Encenação e documentação
O diretor afirma que optou pela mistura de drama e documentário em função do desgaste que os dois formatos, isoladamente, têm apresentado.
"O documentário se banalizou, não tem mais força nenhuma", afirma o cineasta. "De outro lado, a ficção também está tão padronizada que os filmes parecem todos feitos pelo mesmo diretor. O formato do 'docudrama' é uma experiência que tem um efeito perturbador, que tira o espectador da mesmice."
Back não explica como será essa mistura em "Cruz e Souza". Só afirma que nele, ao contrário do que ocorria em seus últimos filmes -como "Rádio Auriverde" e "Yndio do Brasil"-, haverá a preponderância da encenação sobre a documentação.

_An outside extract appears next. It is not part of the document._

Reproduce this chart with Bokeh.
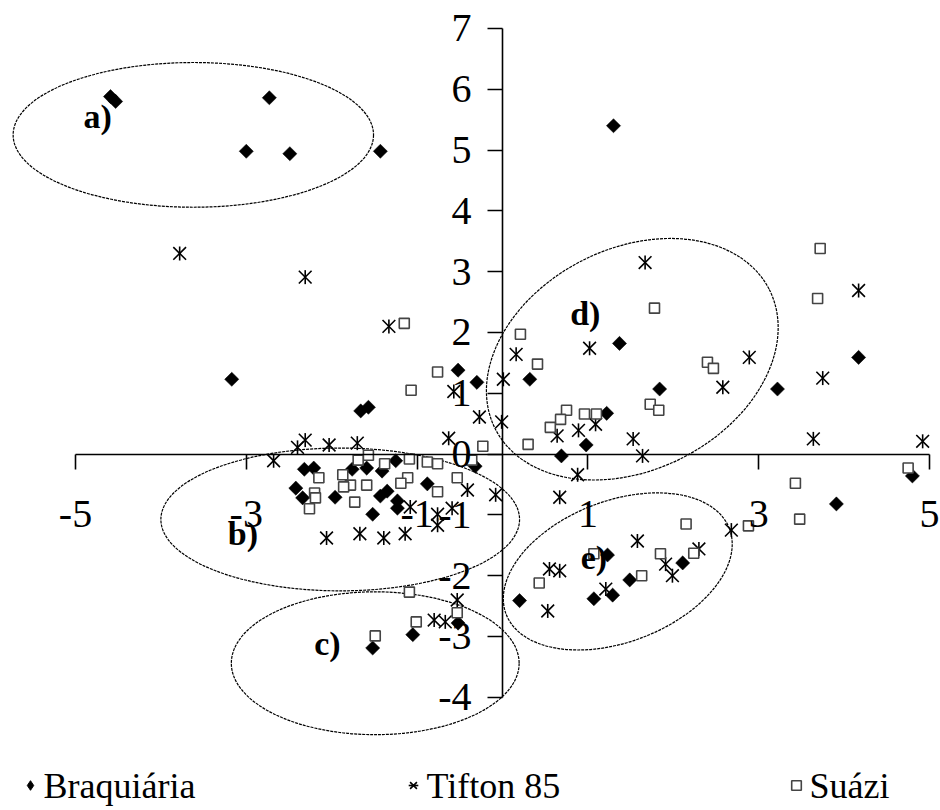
import math
from bokeh.plotting import figure
from bokeh.models import (Range1d, FixedTicker, LinearAxis, Legend, LegendItem)
from bokeh.core.properties import value
from bokeh.embed import file_html
from bokeh.resources import INLINE

# ---------------- data ----------------
braq_x = [-4.59, -4.53, -2.73, -3.00, -2.49, -1.43, -3.17, -0.52, 1.30, 1.37,
          4.17, 0.32, -0.30, 1.84, 3.22, -1.66, -1.57, 1.22, 0.98, 0.69,
          4.80, 3.91, 0.20, 1.07, 1.49, 2.11, 1.23, 1.29, -1.52, -1.05,
          -0.52, -2.32, -2.21, -1.76, -1.59, -1.25, -2.42, -2.34, -1.96, -1.43,
          -1.35, -1.52, -1.23, -1.23, -1.41, -0.88, -0.32]
braq_y = [5.88, 5.80, 5.86, 4.98, 4.94, 4.98, 1.23, 1.38, 5.40, 1.82,
          1.59, 1.23, 1.18, 1.07, 1.07, 0.71, 0.77, 0.67, 0.15, -0.03,
          -0.36, -0.82, -2.41, -2.38, -2.07, -1.79, -1.66, -2.32, -3.19, -2.97,
          -2.78, -0.25, -0.23, -0.25, -0.23, -0.11, -0.56, -0.72, -0.71, -0.69,
          -0.61, -0.99, -0.77, -0.89, -0.28, -0.49, -0.20]

tif_x = [-3.78, -2.31, -1.33, -0.57, 1.67, 4.17, 0.16, 1.02, 2.89, 3.75,
         0.01, 2.58, -0.01, 0.64, 0.89, 1.09, 1.53, 1.64, -0.27, 3.64,
         4.92, 0.88, -0.08, 0.67, 1.58, 0.67, 0.55, 0.53, 1.21, 1.91,
         2.30, 1.99, 2.68, -0.63, -0.41, -1.08, -0.76, -0.59, -1.14, -0.76,
         -1.67, -1.39, -2.06, -2.68, -2.40, -2.31, -2.03, -1.70, -0.53, -0.80,
         -0.67]
tif_y = [3.30, 2.91, 2.10, 1.03, 3.15, 2.69, 1.64, 1.74, 1.59, 1.25,
         1.23, 1.10, 0.53, 0.30, 0.39, 0.49, 0.25, -0.03, 0.61, 0.25,
         0.21, -0.34, -0.67, -0.71, -1.43, -1.92, -1.89, -2.58, -2.22, -1.81,
         -1.56, -2.00, -1.25, 0.26, -0.59, -0.87, -0.99, -0.89, -1.31, -1.17,
         -1.31, -1.38, -1.38, -0.11, 0.11, 0.23, 0.15, 0.18, -2.40, -2.73,
         -2.76]

sua_x = [-1.15, -0.76, -1.07, 3.72, 3.69, 1.78, 0.21, 0.41, 2.40, 2.47,
         1.73, 1.83, 0.75, 0.68, 0.56, 0.96, 1.10, 0.30, -0.23, 4.75,
         3.43, 3.48, 2.15, 2.88, 1.85, 2.24, 1.63, 0.43, 1.07, -1.09,
         -0.88, -0.76, -0.36, -0.53, -0.76, -1.11, -1.19, -1.57, -1.69, -1.38,
         -1.87, -2.15, -1.78, -1.86, -1.59, -2.20, -2.19, -1.73, -2.26, -1.09,
         -1.01, -0.53, -1.49]
sua_y = [2.15, 1.35, 1.05, 3.38, 2.56, 2.40, 1.97, 1.48, 1.51, 1.41,
         0.82, 0.72, 0.72, 0.57, 0.44, 0.66, 0.66, 0.16, 0.13, -0.23,
         -0.48, -1.07, -1.15, -1.18, -1.64, -1.63, -2.00, -2.12, -1.64, -0.08,
         -0.13, -0.16, -0.10, -0.39, -0.62, -0.39, -0.48, -0.02, -0.10, -0.16,
         -0.34, -0.39, -0.51, -0.54, -0.51, -0.64, -0.72, -0.79, -0.90, -2.27,
         -2.76, -2.61, -2.99]

series_names = ["Braquiária", "Tifton 85", "Suázi"]

# group ellipses (centre, size, tilt in degrees)
grp_labels = ["a)", "b)", "c)", "d)", "e)"]
grp_lx = [-4.74, -3.04, -2.05, 0.97, 1.07]
grp_ly = [5.55, -1.30, -3.12, 2.32, -1.70]
ell_x = [-3.62, -1.90, -1.49, 1.52, 1.35]
ell_y = [5.25, -1.075, -3.44, 1.56, -1.93]
ell_w = [4.22, 4.20, 3.37, 3.60, 2.80]
ell_h = [2.38, 2.35, 2.35, 3.64, 2.32]
ell_deg = [0, 0, 0, 27, 21]

x_ticks = [-5, -3, -1, 1, 3, 5]
y_ticks = [-4, -3, -2, -1, 0, 1, 2, 3, 4, 5, 6, 7]

# ---------------- figure ----------------
FONT = "Liberation Serif"
W, H = 940, 810
XR = (-5.878, 5.129)
YR = (-5.862, 7.46)
p = figure(width=W, height=H, output_backend="svg", toolbar_location=None,
           x_range=Range1d(*XR), y_range=Range1d(*YR),
           x_axis_type=None, y_axis_type=None, min_border=0)
p.outline_line_color = None
p.xgrid.visible = False
p.ygrid.visible = False

xa = LinearAxis(fixed_location=0, ticker=FixedTicker(ticks=x_ticks), bounds=(-5, 5),
                major_label_overrides={t: str(t) for t in x_ticks})
ya = LinearAxis(fixed_location=0, ticker=FixedTicker(ticks=y_ticks), bounds=(-4, 7),
                major_label_overrides={t: str(t) for t in y_ticks})
for ax in (xa, ya):
    ax.axis_line_color = "black"
    ax.axis_line_width = 1.6
    ax.major_tick_line_color = "black"
    ax.major_tick_line_width = 1.6
    ax.major_tick_out = 15
    ax.major_tick_in = 0
    ax.minor_tick_line_color = None
    ax.major_label_text_font = FONT
    ax.major_label_text_font_size = "40px"
    ax.major_label_text_color = "black"
xa.major_label_standoff = 32
ya.major_label_standoff = 16
p.add_layout(xa, "below")
p.add_layout(ya, "left")

# ellipses
p.ellipse(x=ell_x, y=ell_y, width=ell_w, height=ell_h,
          angle=[math.radians(a) for a in ell_deg],
          fill_color=None, line_color="black", line_width=1.2, line_dash="3 1")

# series
r1 = p.scatter(braq_x, braq_y, marker="square", angle=math.pi / 4, size=10,
               fill_color="black", line_color="black", line_width=0.5)
r2a = p.scatter(tif_x, tif_y, marker="x", size=18, line_color="black", line_width=1.6)
r2b = p.scatter(tif_x, tif_y, marker="dash", angle=math.pi / 2, size=14,
                line_color="black", line_width=1.6)
r3 = p.scatter(sua_x, sua_y, marker="square", size=10,
               fill_color="white", line_color="#444444", line_width=1.6)

# legend swatch for the first series (hidden renderer, diamond shape)
l1 = p.scatter(braq_x, braq_y, marker="diamond", size=10,
               fill_color="black", line_color="black", visible=False)

# group labels
p.text(x=grp_lx, y=grp_ly, text=grp_labels, text_font=value(FONT),
       text_font_size="34px", text_font_style="bold", text_align="center",
       text_baseline="middle", text_color="black")

# legend: swatches by Bokeh's Legend, label text drawn as a text glyph next to them
LEG_X, LEG_Y = 18, 11
GW, GH, LW, SP = 24, 28, 355, 4
legend = Legend(items=[LegendItem(label=series_names[0], renderers=[l1]),
                       LegendItem(label=series_names[1], renderers=[r2a, r2b]),
                       LegendItem(label=series_names[2], renderers=[r3])],
                location=(LEG_X, LEG_Y), orientation="horizontal",
                glyph_width=GW, glyph_height=GH, label_standoff=0,
                label_width=LW, spacing=SP, padding=0, margin=0,
                border_line_color=None, background_fill_alpha=0,
                inactive_fill_alpha=0, label_text_font_size="20px",
                label_text_alpha=0, label_height=GH)
p.add_layout(legend, "center")

sx_per_px = (XR[1] - XR[0]) / W
sy_per_px = (YR[1] - YR[0]) / H
leg_px = [LEG_X + i * (GW + LW + SP) + GW / 2 + 13 for i in range(len(series_names))]
p.text(x=[XR[0] + px * sx_per_px for px in leg_px],
       y=[YR[0] + (LEG_Y + GH / 2) * sy_per_px] * len(series_names),
       text=series_names, text_font=value(FONT), text_font_size="36px",
       text_align="left", text_baseline="middle", text_color="black")

open("out.html", "w").write(file_html(p, INLINE))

"Não vai ter narrador nem entrevistas, pois isso virou um formato perverso e facilitário. Quero ver o Cruz e Souza por dentro, por meio dos poemas dele. Os diálogos vão ser tirados dos seus versos", diz o diretor.
Ano Cruz e Souza
"Cruz e Souza, o Poeta do Desterro" terá como co-produtora a TV Cultura, que não entrará com dinheiro mas já garantiu sua exibição, o que serviu como um aval para a captação de recursos via Lei do Mecenato.
O filme está orçado em R$ 500 mil e Sylvio Back pretende concluí-lo "o mais rápido possível", para aproveitar a agitação em torno do centenário de morte do poeta catarinense.
"O Ministério da Cultura já decidiu que, assim como 1997 foi o ano Castro Alves, 1998 será o ano Cruz e Souza."
De acordo com o cineasta, seu objetivo é "quebrar a mitologia em torno de Cruz e Souza, segundo a qual ele foi um preto de alma branca".
Para Back, o desconhecimento nacional da estatura de Cruz e Souza como poeta é fruto de dois preconceitos crônicos: contra os negros e contra a cultura do sul do país.
"Ele é um caso único, pelo toque inventivo de sua poesia, que mistura misticismo, dor física, dor moral, social, racial", afirma o cineasta.
Segundo Sylvio Back, Cruz e Souza, apesar de reconhecido como grande poeta, não foi aceito na Academia Brasileira de Letras, fundada um ano antes da morte do escritor.
Antes de filmar "Cruz e Souza", o cineasta deve finalizar o seu longa-metragem "Véu de Curitiba", que também mistura documento e ficção (poesia e prosa encenados) para retratar a capital paranaense.
Depois, parte para seu projeto mais ambicioso, o longa "Lost Zweig", co-produção internacional sobre os últimos dias do escritor austríaco Stefan Zweig, que se suicidou em Petrópolis, no ano de 1942.